No tax effect on income of deceased shareholder after retroactive merger

The Supreme Tax Court held that a merger with retrospective tax effect does not lead to a merger profit for a former and meanwhile deceased shareholder of a limited company even if the shares were acquired gratuitously after the effective (retroactive) tax transfer date.

Statutory provisions in the Reconstruction Tax Act (RTA)

Sec. 2 (1) sentence 1 RTA provides that the income and the assets of the transferring corporation and of the acquiring entity are to be computed as though the assets of the company had been wholly or partly transferred to the acquirer at the close of the day as of which the merger balance sheet was drawn up (tax date of transfer).

Sec. 5 RTA deals with the taxation of the shareholders of the transferring company. According to Sec. 5 (2), shares in the transferring corporation, that, on the tax date of transfer, were not business assets of (…) the acquiring natural person, rank for the computation of the gain as having been contributed on that date to the business assets of the acquirer (…).

Case of dispute

The interpretation of the above statutory provisions was the matter before the courts. The dispute centered on whether there is a merger profit for a deceased GmbH shareholder on the occasion of a subsequent retroactive merger. The plaintiff initially held a 48% interest in a limited company (GmbH); the remaining 52% of the shares were held by his father, who died in 2005 (the year in dispute). The plaintiff inherited his share in GmbH and has been its sole shareholder since then. Beginning of 2006, the GmbH was merged with the assets of the plaintiff as its now sole shareholder. A date prior to the death of the father was determined as the transfer date for tax purposes. The GmbH set up a closing balance sheet as of this date.

The tax office took the entire merger profit to income tax in the hands of the plaintiff whereas the latter claimed only a share of 48% as being subject to the tax as a result of the merger. The appeal before the Lower Tax Court of Munich was not successful.


The Supreme Tax Court saw no tax effect on the income of the deceased shareholder after the tax transfer date due to its retroactive merger into the sole shareholder and thus rejected the appeal as unfounded.

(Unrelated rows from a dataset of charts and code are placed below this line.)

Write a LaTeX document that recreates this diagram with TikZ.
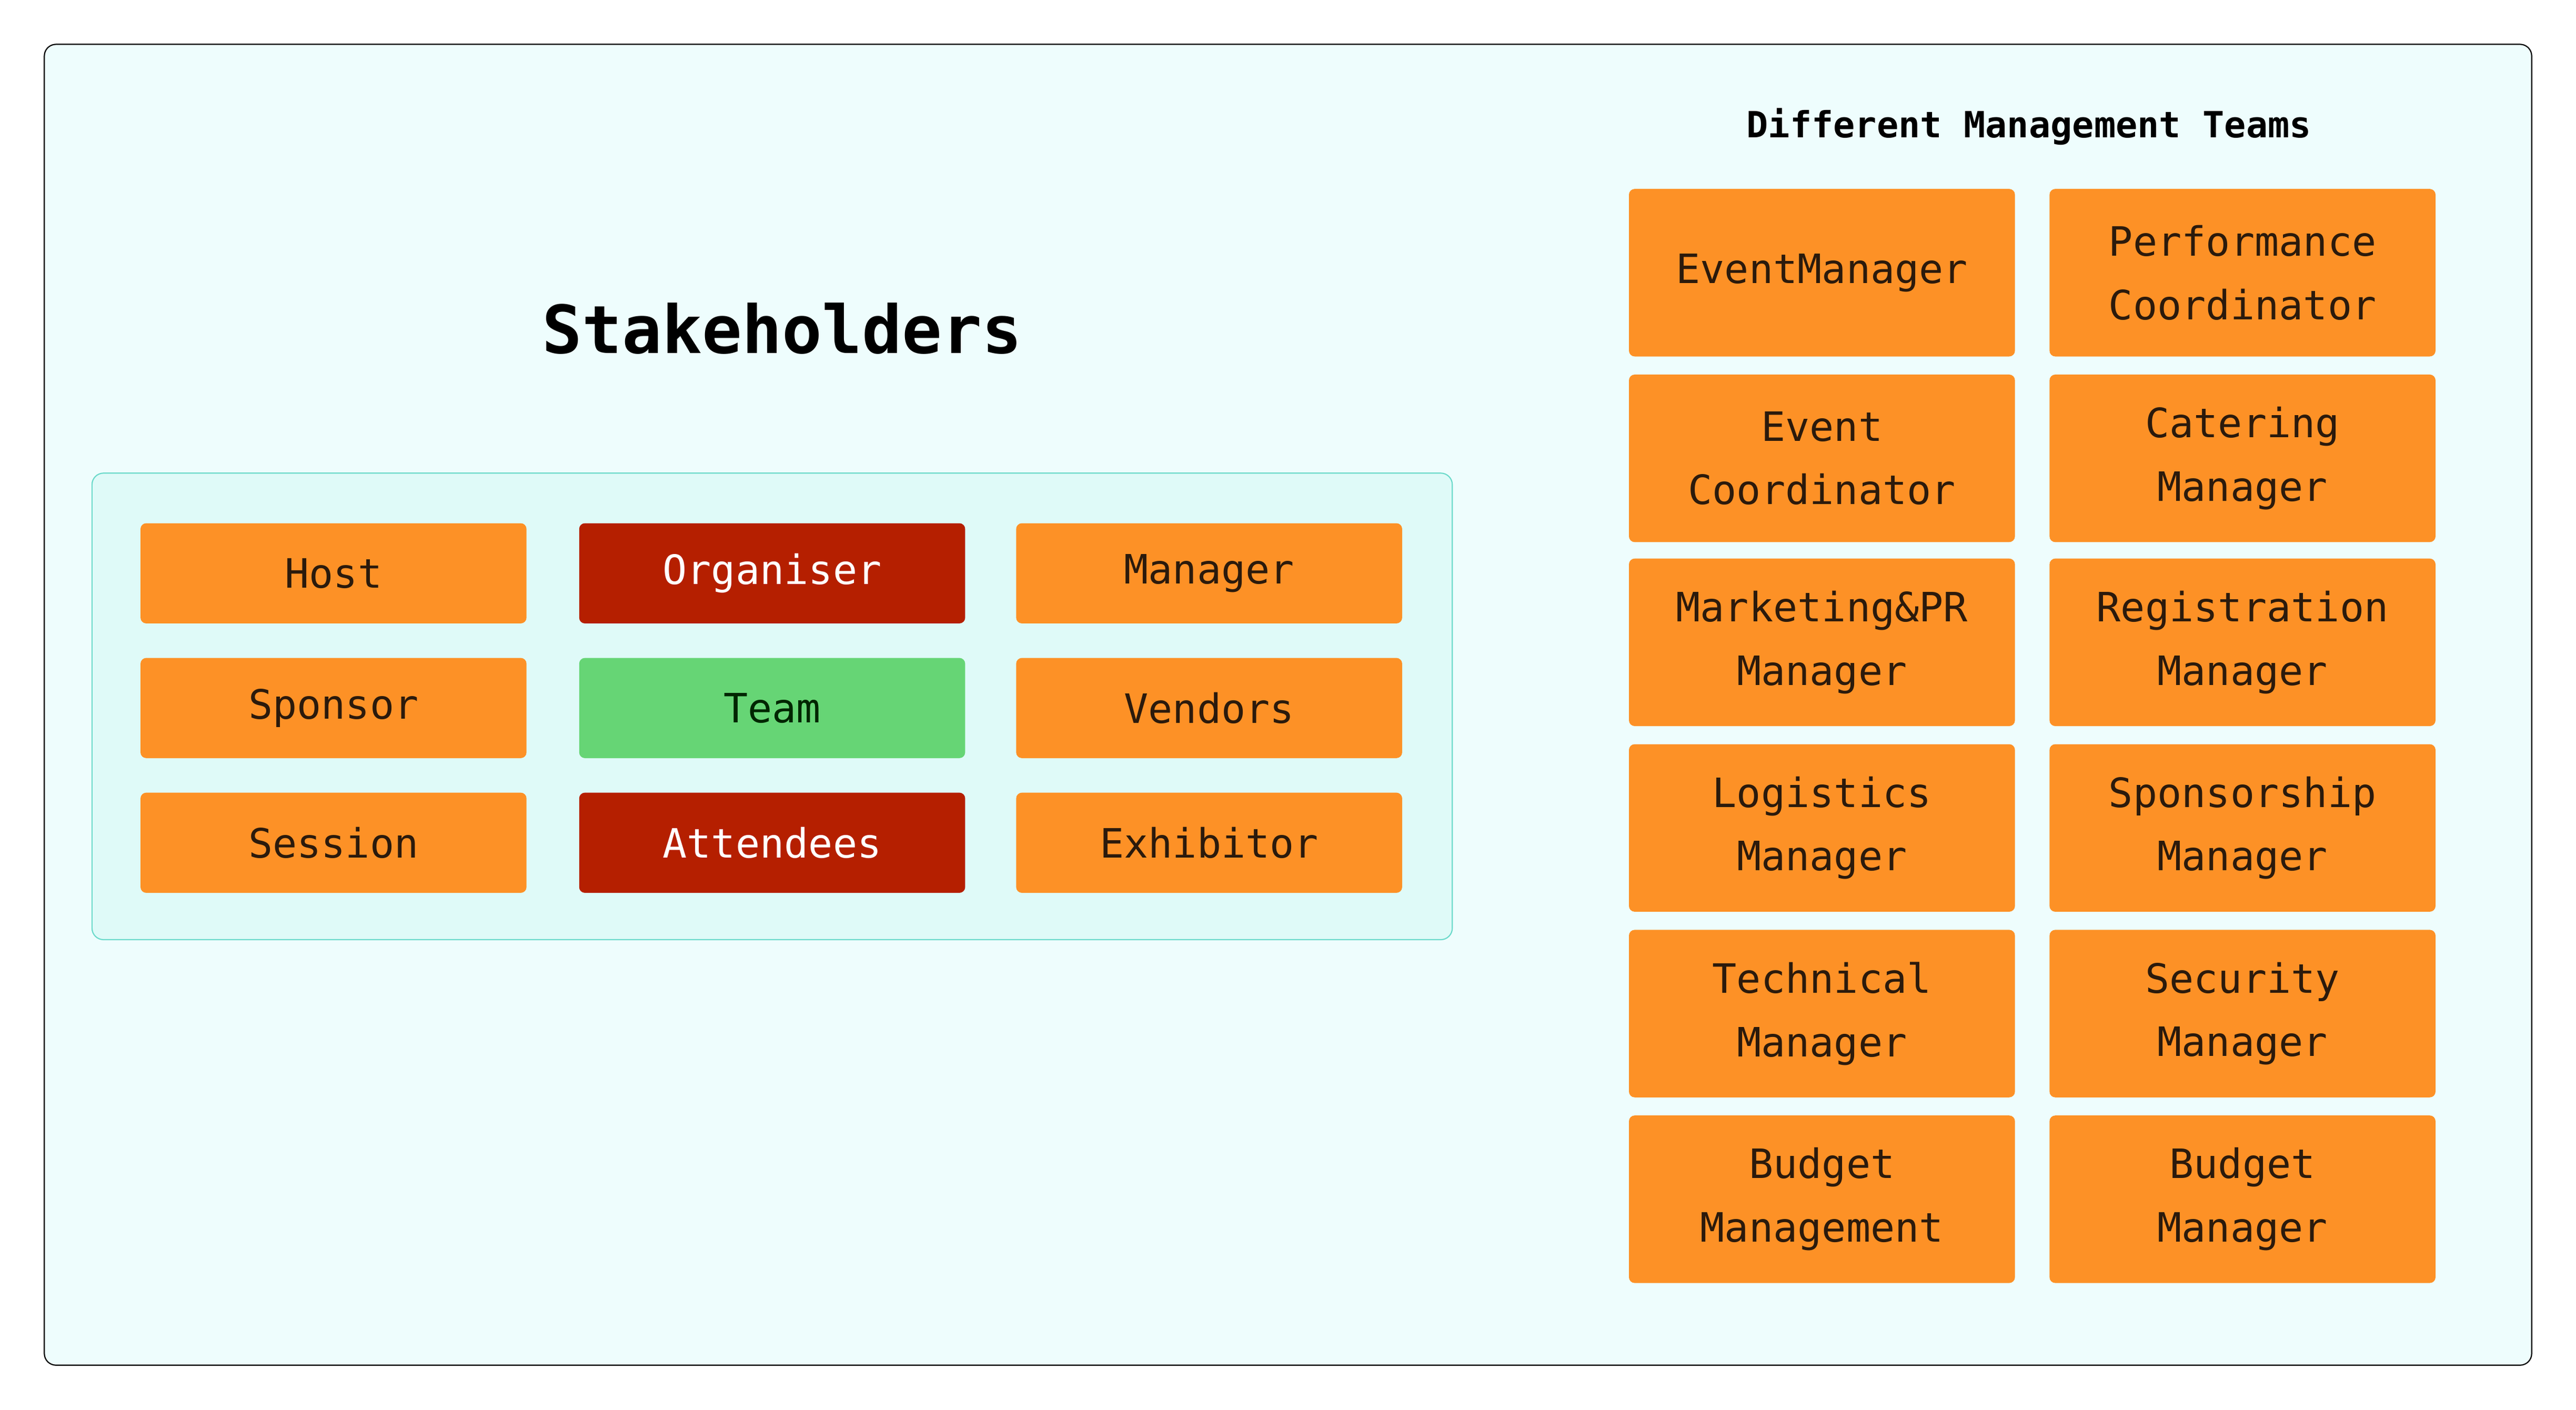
\documentclass[tikz,border=0pt]{standalone}
\usepackage{fontspec}
\setmainfont{DejaVu Sans Mono}
\usetikzlibrary{positioning}
\definecolor{frameback}{HTML}{EEFDFD}
\definecolor{innerback}{HTML}{DFFAF8}
\definecolor{innerline}{HTML}{6DDACB}
\definecolor{orangebox}{HTML}{FD9126}
\definecolor{redbox}{HTML}{B51F00}
\definecolor{greenbox}{HTML}{66D575}
\definecolor{darktext}{HTML}{2B1A0C}
\tikzset{
  role/.style={rectangle, rounded corners=2pt, fill=orangebox, text=darktext,
    minimum width=4.7cm, minimum height=1.22cm, inner sep=0pt, font=\fontsize{14}{17}\selectfont},
  lead/.style={role, fill=redbox, text=white},
  crew/.style={role, fill=greenbox, text=black!85!green},
  teambox/.style={role, minimum height=2.04cm, align=center, font=\fontsize{14}{22}\selectfont}
}
\begin{document}
\begin{tikzpicture}[x=0.02cm, y=-0.02cm]
        \useasboundingbox[fill=white] (0,0) rectangle (1568,858);
        % Frames
        \draw[fill=frameback, rounded corners=4pt] (27,27) rectangle (1541,831);
        \draw[fill=innerback, draw=innerline, rounded corners=4pt] (56,288) rectangle (884,572);
        
        % Titles
        \node (stake) at (476,200) {\fontsize{23}{26}\selectfont\bfseries Stakeholders};
        \node (teams) at (1235,77) {\fontsize{12.5}{15}\selectfont\bfseries Different Management Teams};
        
        % Stakeholders
        \node (host) [role] at (203,349) {Host};
        \node (organiser) [lead] at (470,349) {Organiser};
        \node (manager) [role] at (736,349) {Manager};
        \node (sponsor) [role] at (203,431) {Sponsor};
        \node (team) [crew] at (470,431) {Team};
        \node (vendors) [role] at (736,431) {Vendors};
        \node (session) [role] at (203,513) {Session};
        \node (attendees) [lead] at (470,513) {Attendees};
        \node (exhibitor) [role] at (736,513) {Exhibitor};
        
        % Management teams
        \node (eventmgr) [teambox] at (1109,166) {EventManager};
        \node (perfco) [teambox] at (1365,166) {Performance\\Coordinator};
        \node (eventco) [teambox] at (1109,279) {Event\\Coordinator};
        \node (catering) [teambox] at (1365,279) {Catering\\Manager};
        \node (marketing) [teambox] at (1109,391) {Marketing\&PR\\Manager};
        \node (registration) [teambox] at (1365,391) {Registration\\Manager};
        \node (logistics) [teambox] at (1109,504) {Logistics\\Manager};
        \node (sponsorship) [teambox] at (1365,504) {Sponsorship\\Manager};
        \node (technical) [teambox] at (1109,617) {Technical\\Manager};
        \node (security) [teambox] at (1365,617) {Security\\Manager};
        \node (budgetmgmt) [teambox] at (1109,730) {Budget\\Management};
        \node (budgetmgr) [teambox] at (1365,730) {Budget\\Manager};
    
    \end{tikzpicture}
\end{document}
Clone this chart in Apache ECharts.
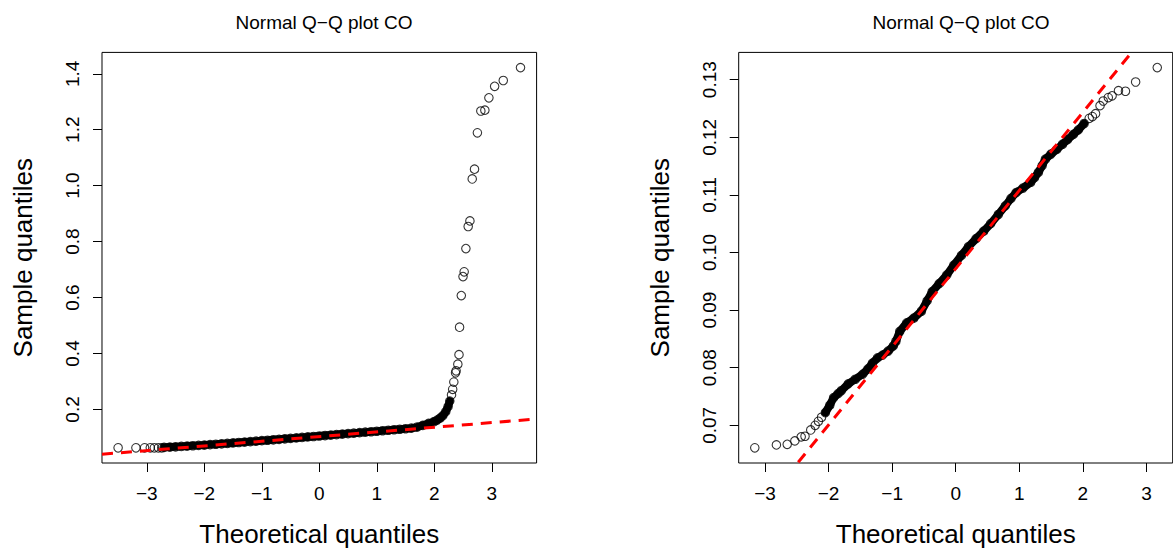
<!DOCTYPE html>
<html>
<head>
<meta charset="utf-8">
<script src="https://cdn.jsdelivr.net/npm/echarts@6/dist/echarts.min.js"></script>
<style>
html,body{margin:0;padding:0;background:#fff;}
#chart{width:1173px;height:552px;}
</style>
</head>
<body>
<div id="chart"></div>
<script>
// ---------- Data ----------
// Titles / labels
const titleText = 'Normal Q\u2212Q plot CO';
const xTitle = 'Theoretical quantiles';
const yTitle = 'Sample quantiles';

// Tick values
const xTicks = [-3, -2, -1, 0, 1, 2, 3];
const leftYTicks = [0.2, 0.4, 0.6, 0.8, 1.0, 1.2, 1.4];
const rightYTicks = [0.07, 0.08, 0.09, 0.10, 0.11, 0.12, 0.13];

// Left panel: lower tail points
const leftTailX = [-3.50, -3.19, -3.04, -2.94, -2.87, -2.80, -2.74];
const leftTailY = [0.063, 0.063, 0.063, 0.063, 0.063, 0.063, 0.063];
// Left panel: dense band (read along the band)
const leftBandX = [-2.70, -2.60, -2.50, -2.40, -2.30, -2.20, -2.10, -2.00, -1.90, -1.80, -1.70, -1.60, -1.50, -1.40, -1.30, -1.20, -1.10, -1.00, -0.90, -0.80, -0.70, -0.60, -0.50, -0.40, -0.30, -0.20, -0.10, 0.00, 0.10, 0.20, 0.30, 0.40, 0.50, 0.60, 0.70, 0.80, 0.90, 1.00, 1.10, 1.20, 1.30, 1.40, 1.50, 1.60, 1.70, 1.80, 1.90, 2.00, 2.05, 2.10, 2.15, 2.20, 2.24, 2.27];
const leftBandY = [0.0645, 0.0655, 0.0665, 0.0677, 0.0690, 0.0703, 0.0716, 0.0728, 0.0743, 0.0757, 0.0772, 0.0787, 0.0803, 0.0818, 0.0834, 0.0850, 0.0866, 0.0883, 0.0899, 0.0916, 0.0932, 0.0949, 0.0966, 0.0983, 0.1000, 0.1017, 0.1034, 0.1051, 0.1068, 0.1085, 0.1102, 0.1119, 0.1136, 0.1153, 0.1170, 0.1187, 0.1204, 0.1221, 0.1238, 0.1256, 0.1274, 0.1293, 0.1310, 0.1330, 0.1370, 0.1430, 0.1500, 0.1570, 0.1620, 0.1690, 0.1780, 0.1920, 0.2100, 0.2300];
// Left panel: upper outliers
const leftUpperX = [2.30, 2.32, 2.34, 2.37, 2.38, 2.41, 2.43, 2.44, 2.47, 2.50, 2.52, 2.55, 2.59, 2.62, 2.66, 2.70, 2.75, 2.81, 2.88, 2.95, 3.05, 3.20, 3.50];
const leftUpperY = [0.252, 0.272, 0.298, 0.331, 0.338, 0.362, 0.396, 0.494, 0.607, 0.675, 0.692, 0.775, 0.854, 0.874, 1.024, 1.059, 1.189, 1.267, 1.270, 1.314, 1.355, 1.376, 1.422];
// Left panel: reference (qq) line end points
const leftLineX = [-3.78, 3.78];
const leftLineY = [0.040, 0.166];

// Right panel: lower tail points
const rightTailX = [-3.16, -2.82, -2.65, -2.53, -2.43, -2.37, -2.28, -2.21, -2.16, -2.11];
const rightTailY = [0.0661, 0.0666, 0.0667, 0.0673, 0.0680, 0.0681, 0.0692, 0.0700, 0.0707, 0.0714];
// Right panel: dense band
const rightBandX = [-2.05, -1.98, -1.92, -1.85, -1.80, -1.69, -1.58, -1.46, -1.38, -1.31, -1.23, -1.15, -1.06, -0.98, -0.94, -0.88, -0.77, -0.66, -0.54, -0.45, -0.37, -0.26, -0.14, -0.03, 0.09, 0.20, 0.32, 0.44, 0.55, 0.67, 0.78, 0.87, 0.95, 1.06, 1.18, 1.24, 1.30, 1.36, 1.41, 1.50, 1.59, 1.68, 1.76, 1.85, 1.93, 2.02];
const rightBandY = [0.0722, 0.0735, 0.0748, 0.0755, 0.0760, 0.0772, 0.0780, 0.0789, 0.0798, 0.0808, 0.0817, 0.0822, 0.0829, 0.0838, 0.0846, 0.0863, 0.0878, 0.0886, 0.0898, 0.0916, 0.0932, 0.0946, 0.0961, 0.0978, 0.0995, 0.1010, 0.1024, 0.1037, 0.1050, 0.1066, 0.1081, 0.1094, 0.1104, 0.1112, 0.1122, 0.1130, 0.1139, 0.1151, 0.1162, 0.1171, 0.1179, 0.1188, 0.1196, 0.1205, 0.1213, 0.1224];
// Right panel: upper tail points
const rightUpperX = [2.10, 2.15, 2.20, 2.27, 2.32, 2.40, 2.46, 2.56, 2.67, 2.83, 3.17];
const rightUpperY = [0.1233, 0.1236, 0.1241, 0.1255, 0.1263, 0.1269, 0.1272, 0.1281, 0.1280, 0.1296, 0.1321];
// Right panel: reference line end points
const rightLineX = [-3.42, 3.42];
const rightLineY = [0.0508, 0.1436];

// ---------- helpers ----------
const pairs = (xs, ys) => xs.map((x, i) => [x, ys[i]]);
const FONT = "'Liberation Sans', Arial, Helvetica, sans-serif";
const minus = s => String(s).replace('-', '\u2212');

function xAxisCfg(gridIndex, min, max) {
  return {
    type: 'value', gridIndex, min, max, position: 'bottom',
    axisLine: { show: false, onZero: false },
    axisTick: { show: true, inside: false, length: 9, customValues: xTicks, lineStyle: { color: '#000', width: 1 } },
    axisLabel: { show: true, customValues: xTicks, margin: 21, fontSize: 19, color: '#000', fontFamily: FONT,
      formatter: v => minus(Math.round(v)) },
    splitLine: { show: false },
    name: xTitle, nameLocation: 'middle', nameGap: 58,
    nameTextStyle: { fontSize: 26, color: '#000', fontFamily: FONT }
  };
}
function yAxisCfg(gridIndex, min, max, ticks, dec) {
  return {
    type: 'value', gridIndex, min, max, position: 'left',
    axisLine: { show: false, onZero: false },
    axisTick: { show: true, inside: false, length: 9, customValues: ticks, lineStyle: { color: '#000', width: 1 } },
    axisLabel: { show: true, customValues: ticks, rotate: 90, margin: 20, fontSize: 19, color: '#000', fontFamily: FONT,
      formatter: v => Number(v).toFixed(dec) },
    splitLine: { show: false },
    name: yTitle, nameLocation: 'middle', nameGap: 66,
    nameTextStyle: { fontSize: 26, color: '#000', fontFamily: FONT }
  };
}
const ring = { color: 'rgba(0,0,0,0)', borderColor: '#000', borderWidth: 1.1 };
function pts(xi, data) {
  return { type: 'scatter', xAxisIndex: xi, yAxisIndex: xi, data, symbol: 'circle', symbolSize: 8.5,
    itemStyle: ring, z: 3, silent: true };
}
function band(xi, data, w) {
  return { type: 'line', xAxisIndex: xi, yAxisIndex: xi, data, showSymbol: false, symbol: 'none',
    lineStyle: { color: '#000', width: w, cap: 'round', join: 'round' }, z: 2, silent: true };
}
function refLine(xi, data) {
  return { type: 'line', xAxisIndex: xi, yAxisIndex: xi, data, showSymbol: false, symbol: 'none', clip: true,
    lineStyle: { color: '#FF0000', width: 3, type: [11, 8] }, z: 5, silent: true };
}

const chart = echarts.init(document.getElementById('chart'), null, { renderer: 'svg' });
chart.setOption({
  animation: false,
  backgroundColor: '#fff',
  title: [
    { text: titleText, left: 319, top: 8, textAlign: 'center',
      textStyle: { fontSize: 19, fontWeight: 'normal', color: '#000', fontFamily: FONT } },
    { text: titleText, left: 956, top: 8, textAlign: 'center',
      textStyle: { fontSize: 19, fontWeight: 'normal', color: '#000', fontFamily: FONT } }
  ],
  grid: [
    { left: 102, top: 52.4, width: 434.6, height: 414.5, show: true, borderColor: '#000', borderWidth: 1, backgroundColor: 'transparent', containLabel: false },
    { left: 738.7, top: 52.4, width: 434, height: 414.5, show: true, borderColor: '#000', borderWidth: 1, backgroundColor: 'transparent', containLabel: false }
  ],
  xAxis: [ xAxisCfg(0, -3.78, 3.78), xAxisCfg(1, -3.413, 3.413) ],
  yAxis: [ yAxisCfg(0, 0.0086, 1.4764, leftYTicks, 1), yAxisCfg(1, 0.06346, 0.13474, rightYTicks, 2) ],
  series: [
    band(0, pairs(leftBandX, leftBandY), 8),
    pts(0, pairs(leftTailX, leftTailY)),
    pts(0, pairs(leftBandX, leftBandY)),
    pts(0, pairs(leftUpperX, leftUpperY)),
    refLine(0, pairs(leftLineX, leftLineY)),
    band(1, pairs(rightBandX, rightBandY), 8),
    pts(1, pairs(rightTailX, rightTailY)),
    pts(1, pairs(rightBandX, rightBandY)),
    pts(1, pairs(rightUpperX, rightUpperY)),
    refLine(1, pairs(rightLineX, rightLineY))
  ]
});
</script>
</body>
</html>
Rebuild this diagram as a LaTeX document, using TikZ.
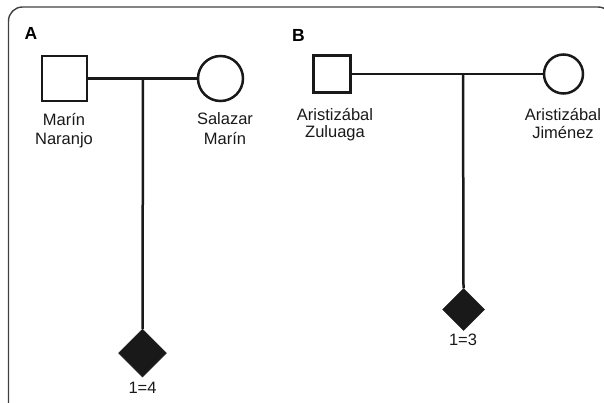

The retroactive effect as stated in Sec. 2 (1) Sentence 1 RTA only affects the determination of the income of the transferring corporation (the GmbH) and the plaintiff (as the acquirer). It does not lead to a merger profit for the deceased shareholder, even if the GmbH is retroactively merged with its new sole shareholder after the date of death. Presently, therefore, the retrospective effect is granted only as far as the GmbH and the plaintiff (as the transferee) are concerned. Former shareholders of the transferring corporation (the GmbH), on the other hand, are not mentioned in Sec. 2 (1) Sentence 1 RTA. The RTA exclusively addresses the effects on the profit of the acquiring natural person (here: the plaintiff). The determination of profits of former shareholders - in particular shareholders who died during the retroactive period - is not addressed by the relevant statutory provisions of the RTA.

The Supreme Tax Court further expressly confirms the view taken by the Federal Tax Ministry insofar as shares acquired in the time between the tax date of transfer and the effective date of the reconstruction under civil law are regarded as having been acquired on the tax date of transfer pursuant to Sec. 5 (1) RTA.


Supreme Tax Court decision of 8 September 2020 (case ref.: X R 36/18), published on 18 February 2021.